=== TASK STATEMENT ===
In the records below, reproduce exactly the lines from the one containing "Write a web" through the one containing "var percents = [96, 52, 88, 98, 97, 95, 73, 84];", both included, and omit the pictures.

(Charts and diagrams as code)
•••

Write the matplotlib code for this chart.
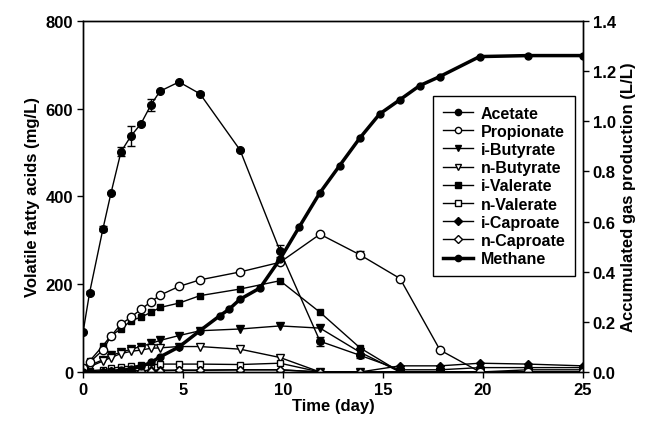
import matplotlib
matplotlib.use("Agg")
import matplotlib.pyplot as plt
from matplotlib.lines import Line2D

plt.rcParams['font.family'] = ['Liberation Sans', 'DejaVu Sans']
plt.rcParams['font.weight'] = 'bold'

# sampling times (day)
t = [0, 0.33, 1.0, 1.4, 1.9, 2.4, 2.9, 3.4, 3.85, 4.8, 5.85, 7.85, 9.85,
     11.85, 13.85, 15.85, 17.85, 19.85, 22.25, 25]

acetate = [90, 181, 327, 408, 502, 538, 566, 609, 640, 661, 634, 506, 276,
           70, 38, 5, 5, 10, 10, 10]
acetate_err = [0, 3, 5, 3, 10, 22, 3, 14, 3, 3, 3, 3, 14, 10, 5, 0, 0, 0, 0, 0]
propionate = [10, 22, 50, 82, 109, 125, 143, 160, 175, 195, 210, 228, 250,
              314, 267, 213, 50, 0, 0, 0]
propionate_err = [0, 0, 0, 0, 0, 0, 0, 0, 0, 0, 0, 0, 0, 0, 8, 0, 0, 0, 0, 0]
i_butyrate = [5, 15, 28, 38, 45, 52, 58, 65, 72, 83, 94, 98, 105,
              100, 45, 0, 0, 0, 0, 0]
n_butyrate = [5, 12, 25, 33, 42, 47, 50, 54, 55, 58, 58, 52, 33,
              0, 0, 0, 0, 0, 0, 0]
i_valerate = [8, 25, 60, 83, 98, 117, 125, 136, 147, 157, 174, 189, 208,
              136, 55, 0, 0, 0, 0, 0]
n_valerate = [2, 3, 5, 8, 12, 13, 15, 16, 18, 18, 18, 17, 20,
              0, 0, 0, 0, 0, 0, 0]
i_caproate = [0, 0, 1, 2, 2, 3, 3, 4, 4, 4, 4, 5, 5,
              0, 0, 14, 14, 20, 18, 14]
n_caproate = [0, 0, 1, 1, 2, 2, 3, 3, 3, 4, 4, 5, 5,
              0, 0, 0, 0, 0, 5, 5]

# methane (L/L)
tm = [0, 0.33, 1.0, 1.4, 1.9, 2.4, 2.9, 3.4, 3.85, 4.8, 5.85, 6.85, 7.3,
      7.85, 8.85, 9.85, 10.8, 11.83, 12.83, 13.83, 14.83, 15.83, 16.83,
      17.83, 19.83, 22.25, 25]
methane = [0, 0, 0, 0.003, 0.006, 0.012, 0.022, 0.038, 0.06, 0.1, 0.165,
           0.225, 0.25, 0.29, 0.335, 0.45, 0.577, 0.713, 0.823, 0.932,
           1.029, 1.085, 1.142, 1.178, 1.258, 1.262, 1.262]

fig = plt.figure(figsize=(6.46, 4.31), dpi=100)
ax = fig.add_axes([0.1285, 0.1346, 0.774, 0.8144])
ax2 = ax.twinx()

kw = dict(color='black', lw=1.0, mec='black', capsize=3, elinewidth=1)
ax.errorbar(t, acetate, yerr=acetate_err, marker='o', mfc='black', ms=5.5, **kw)
ax.errorbar(t, propionate, yerr=propionate_err, marker='o', mfc='white', ms=6, **kw)
ax.plot(t, i_butyrate, marker='v', mfc='black', color='black', lw=1.0, ms=5.5)
ax.plot(t, n_butyrate, marker='v', mfc='white', color='black', lw=1.0, ms=5.5)
ax.plot(t, i_valerate, marker='s', mfc='black', color='black', lw=1.0, ms=5)
ax.plot(t, n_valerate, marker='s', mfc='white', color='black', lw=1.0, ms=5)
ax.plot(t, i_caproate, marker='D', mfc='black', color='black', lw=1.0, ms=4.5)
ax.plot(t, n_caproate, marker='D', mfc='white', color='black', lw=1.0, ms=4.5)
ax2.plot(tm, methane, marker='o', mfc='black', color='black', lw=2.5, ms=5)

ax.set_xlim(0, 25)
ax.set_ylim(0, 800)
ax2.set_ylim(0, 1.4)
ax.set_xticks([0, 5, 10, 15, 20, 25])
ax.set_yticks([0, 200, 400, 600, 800])
ax2.set_yticks([0, 0.2, 0.4, 0.6, 0.8, 1.0, 1.2, 1.4])
ax2.set_yticklabels(['0.0', '0.2', '0.4', '0.6', '0.8', '1.0', '1.2', '1.4'])

for a in (ax, ax2):
    a.tick_params(direction='out', length=4, width=1, labelsize=12, pad=3)
    for lab in a.get_xticklabels() + a.get_yticklabels():
        lab.set_fontweight('bold')
    for s in a.spines.values():
        s.set_linewidth(1)

ax.set_xlabel('Time (day)', fontsize=12, fontweight='bold', labelpad=1)
ax.set_ylabel('Volatile fatty acids (mg/L)', fontsize=12, fontweight='bold', labelpad=4)
ax2.set_ylabel('Accumulated gas production (L/L)', fontsize=12, fontweight='bold', labelpad=4)

names = ['Acetate', 'Propionate', 'i-Butyrate', 'n-Butyrate', 'i-Valerate',
         'n-Valerate', 'i-Caproate', 'n-Caproate', 'Methane']
styles = [('o', 'black', 1.0), ('o', 'white', 1.0), ('v', 'black', 1.0),
          ('v', 'white', 1.0), ('s', 'black', 1.0), ('s', 'white', 1.0),
          ('D', 'black', 1.0), ('D', 'white', 1.0), ('o', 'black', 2.5)]
handles = [Line2D([], [], color='black', marker=m, mfc=fc, mec='black', lw=w, ms=4.5)
           for m, fc, w in styles]
leg = ax2.legend(handles, names, loc='upper left', bbox_to_anchor=(0.70, 0.786),
                 borderaxespad=0, frameon=True, fancybox=False, edgecolor='black',
                 framealpha=1, prop={'weight': 'bold', 'size': 11.5},
                 handlelength=1.9, labelspacing=0.2, borderpad=0.6, handletextpad=0.5)
leg.get_frame().set_linewidth(1)

fig.savefig('out.png', dpi=100)
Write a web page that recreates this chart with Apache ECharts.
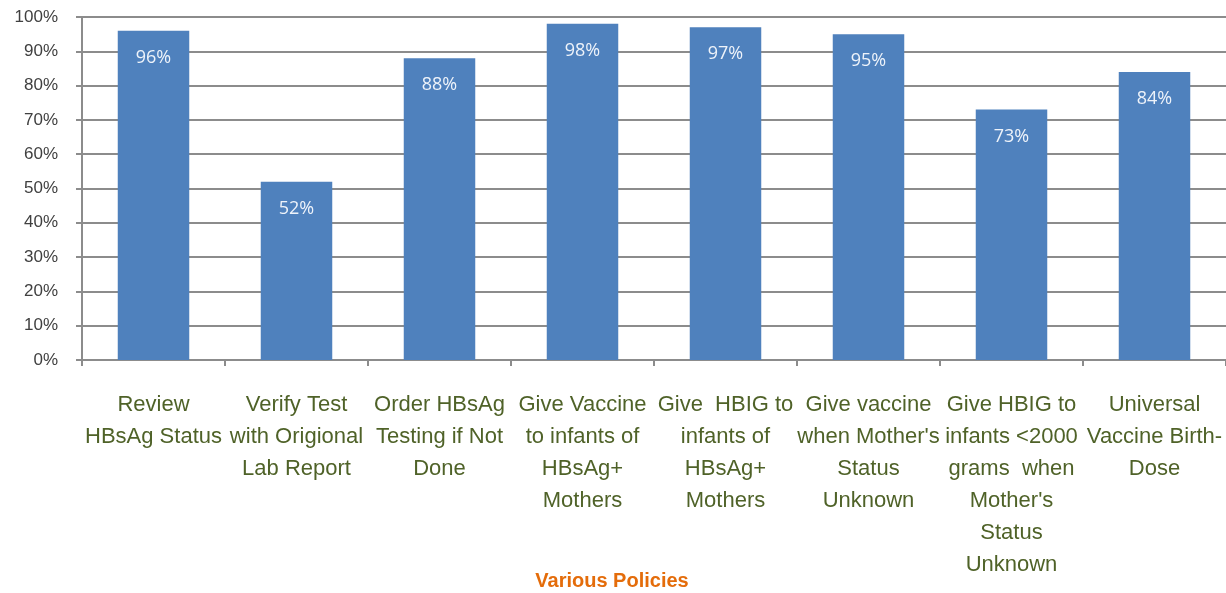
<!DOCTYPE html>
<html lang="en">
<head>
    <meta charset="utf-8"/>
    <title>Various Policies</title>
    <script src="https://cdn.jsdelivr.net/npm/echarts@6/dist/echarts.min.js"></script>
    <style>
        html, body { margin: 0; padding: 0; background: #fff; }
        #main { width: 1226px; height: 593px; }
    </style>
</head>
<body>
<div id="main"></div>
<script>
    // categories (line breaks as in the original chart)
    var policies = [
        'Review\nHBsAg Status',
        'Verify Test\nwith Origional\nLab Report',
        'Order HBsAg\nTesting if Not\nDone',
        'Give Vaccine\nto infants of\nHBsAg+\nMothers',
        'Give  HBIG to\ninfants of\nHBsAg+\nMothers',
        'Give vaccine\nwhen Mother\'s\nStatus\nUnknown',
        'Give HBIG to\ninfants <2000\ngrams  when\nMother\'s\nStatus\nUnknown',
        'Universal\nVaccine Birth-\nDose'
    ];
    // percent of hospitals with the policy
    var percents = [96, 52, 88, 98, 97, 95, 73, 84];

    var chart = echarts.init(document.getElementById('main'));
    var option = {
        animation: false,
        grid: {left: 82, right: 0, top: 17, bottom: 233, outerBoundsMode: 'none', containLabel: false},
        xAxis: {
            type: 'category',
            data: policies,
            name: 'Various Policies',
            nameLocation: 'middle',
            nameGap: 211,
            nameMoveOverlap: false,
            nameTextStyle: {
                color: '#e46c0a',
                fontSize: 20,
                fontWeight: 'bold',
                fontFamily: 'Liberation Sans, Arial',
                padding: [0, 84, 0, 0] // title sits a bit left of the plot centre
            },
            axisLine: {lineStyle: {color: '#8c8c8c', width: 2}},
            axisTick: {show: true, length: 6, lineStyle: {color: '#8c8c8c', width: 2}},
            axisLabel: {
                interval: 0,
                margin: 29,
                color: '#4f6228',
                fontSize: 22,
                lineHeight: 32,
                fontFamily: 'Liberation Sans, Arial'
            }
        },
        yAxis: {
            type: 'value',
            min: 0,
            max: 100,
            interval: 10,
            axisLine: {show: true, lineStyle: {color: '#8c8c8c', width: 2}},
            axisTick: {show: true, length: 6, lineStyle: {color: '#8c8c8c', width: 2}},
            splitLine: {lineStyle: {color: '#8c8c8c', width: 2}},
            axisLabel: {
                formatter: '{value}%',
                color: '#404040',
                fontSize: 17,
                margin: 24,
                fontFamily: 'Liberation Sans, Arial'
            }
        },
        series: [
            {
                type: 'bar',
                data: percents,
                barWidth: '50%',
                itemStyle: {color: '#4f81bd'},
                label: {
                    show: true,
                    position: 'insideTop',
                    distance: 18,
                    formatter: '{c}%',
                    color: '#eef3fa',
                    fontSize: 18,
                    fontFamily: 'Open Sans, Liberation Sans, Arial'
                }
            }
        ]
    };
    chart.setOption(option);
</script>
</body>
</html>
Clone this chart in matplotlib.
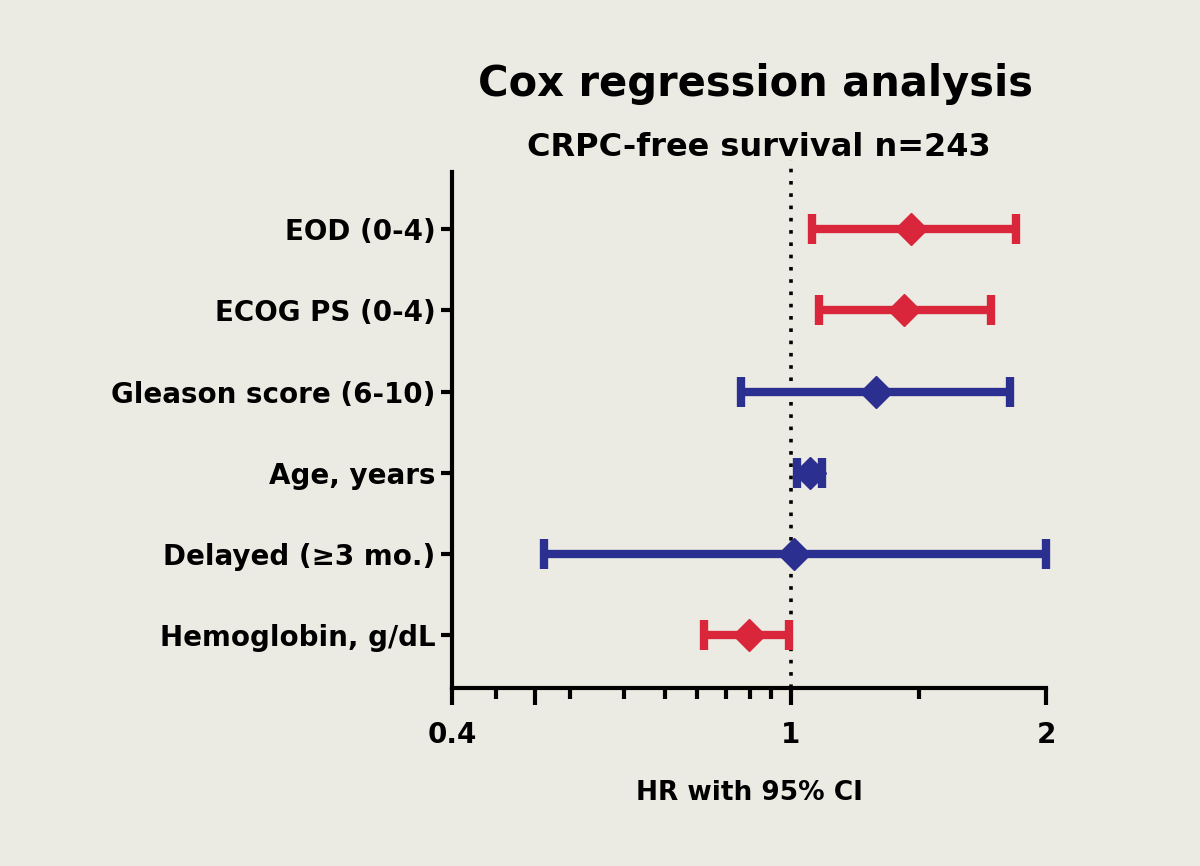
import matplotlib
matplotlib.use("Agg")
import matplotlib.pyplot as plt
import numpy as np

# Cox regression, CRPC-free survival (n=243)
variables = ["EOD (0-4)", "ECOG PS (0-4)", "Gleason score (6-10)",
             "Age, years", "Delayed (\u22653 mo.)", "Hemoglobin, g/dL"]
hr = [1.385, 1.36, 1.26, 1.053, 1.01, 0.894]
ci_low = [1.06, 1.08, 0.874, 1.017, 0.513, 0.79]
ci_high = [1.84, 1.72, 1.81, 1.09, 2.0, 0.995]
significant = [True, True, False, False, False, True]

major_ticks = [0.4, 0.5, 1, 2]
major_labels = ["0.4", "", "1", "2"]
minor_ticks = [0.45, 0.55, 0.636, 0.712, 0.777, 0.839, 0.896, 0.949, 1.416]

RED = "#d9263a"
BLUE = "#2b2f8f"
PAPER = "#ecebe3"

plt.rcParams["font.family"] = ["DejaVu Sans"]
plt.rcParams["font.weight"] = "bold"

fig = plt.figure(figsize=(12, 8.66), dpi=100, facecolor=PAPER)
ax = fig.add_axes([0.377, 0.2055, 0.495, 0.5955], facecolor=PAPER)

n = len(variables)
ypos = np.arange(n, 0, -1)

for i in range(n):
    color = RED if significant[i] else BLUE
    eb = ax.errorbar(hr[i], ypos[i],
                     xerr=[[hr[i] - ci_low[i]], [ci_high[i] - hr[i]]],
                     fmt="D", color=color, ms=16, elinewidth=6,
                     capsize=11, capthick=6, zorder=3)
    for art in eb.get_children():
        art.set_clip_on(False)

# reference line at HR = 1, runs a little above the axis top
ax.plot([1, 1], [0.35, 6.85], color="black", linestyle=(0, (1, 2.4)),
        lw=2.6, zorder=2, clip_on=False)

ax.set_xscale("log")
ax.set_xlim(0.4, 2)
ax.set_ylim(0.35, 6.7)

ax.set_xticks(major_ticks)
ax.set_xticklabels(major_labels)
ax.set_xticks(minor_ticks, minor=True)
ax.xaxis.set_minor_formatter(matplotlib.ticker.NullFormatter())
ax.tick_params(axis="x", which="major", length=12, width=3, labelsize=20, pad=12)
ax.tick_params(axis="x", which="minor", length=8, width=3)

ax.set_yticks(ypos)
ax.set_yticklabels(variables)
ax.tick_params(axis="y", length=8, width=3, labelsize=20, pad=4)

for side in ["top", "right"]:
    ax.spines[side].set_visible(False)
for side in ["left", "bottom"]:
    ax.spines[side].set_linewidth(3)

ax.set_xlabel("HR with 95% CI", fontsize=19, fontweight="bold", labelpad=22)

fig.text(0.63, 0.903, "Cox regression analysis", ha="center", va="center",
         fontsize=30, fontweight="bold")
fig.text(0.632, 0.83, "CRPC-free survival n=243", ha="center", va="center",
         fontsize=23, fontweight="bold")

fig.savefig("out.png", dpi=100, facecolor=PAPER)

•••

=== THE COMPLETED TASK ===
Write a web page that recreates this chart with Apache ECharts.
<!DOCTYPE html>
<html lang="en">
<head>
    <meta charset="utf-8"/>
    <title>Various Policies</title>
    <script src="https://cdn.jsdelivr.net/npm/echarts@6/dist/echarts.min.js"></script>
    <style>
        html, body { margin: 0; padding: 0; background: #fff; }
        #main { width: 1226px; height: 593px; }
    </style>
</head>
<body>
<div id="main"></div>
<script>
    // categories (line breaks as in the original chart)
    var policies = [
        'Review\nHBsAg Status',
        'Verify Test\nwith Origional\nLab Report',
        'Order HBsAg\nTesting if Not\nDone',
        'Give Vaccine\nto infants of\nHBsAg+\nMothers',
        'Give  HBIG to\ninfants of\nHBsAg+\nMothers',
        'Give vaccine\nwhen Mother\'s\nStatus\nUnknown',
        'Give HBIG to\ninfants <2000\ngrams  when\nMother\'s\nStatus\nUnknown',
        'Universal\nVaccine Birth-\nDose'
    ];
    // percent of hospitals with the policy
    var percents = [96, 52, 88, 98, 97, 95, 73, 84];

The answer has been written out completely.